Wednesday, June 22, 2011

Sham

One of the hopey-changey elements of the Obama campaign was transparency and an end to Bush budget chicanery. Not so much, in the event.

Republicans say they won’t raise taxes. Democrats are reluctant to cut Social Security, Medicare and Medicaid. So discretionary spending — the roughly 35 percent of government that includes other social programs and the military — will have to be a big part of any deal in coming weeks to raise the debt ceiling.

But there is a little problem with discretionary spending.

According to the government’s official forecasts, discretionary spending is already slated to shrink significantly. Military spending will fall by 25 percent, as a share of the economy, over the next decade. Domestic programs will shrink even more, and by 2021 they will account for their smallest share of the economy since the 1950s.

I’m guessing you haven’t heard of these plans, however. That’s probably because plans is a bit of an exaggeration. Assumptions is a better word: per Congress’s orders, the baseline budget numbers unrealistically assume that future discretionary spending will grow only with inflation, rather than with population growth and economic growth, too.

As a result, Vice President Joe Biden, Republican leaders and the other deficit negotiators not only have to cut discretionary spending to make progress. They have to cut it even more than the Congressional Budget Office, the keeper of the official numbers, already assumes that spending will be cut.

Leave aside Democrats "reluctant" to gut the New Deal social insurance programs. Sadly, the Republicans won't let them do anything else.

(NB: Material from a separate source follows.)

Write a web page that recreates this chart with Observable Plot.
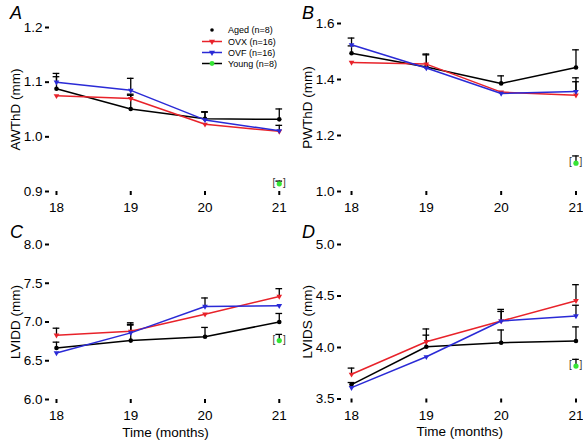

It will be July soon. There is the Independence Day recess. There is no time to actually implement any changes to spending or tax policy that can come anywhere close to the magnitude of these supposed cuts. We've had one vote--reducing ethanol subsidies--on clearly good public policy that would (trivially) reduce spending. It failed.

I am so old I remember Reagan budgets, always on their way to balance, in the "out years." What we're really seeing, in this "budget deal," is elite Democrats signing on to the Big Lie.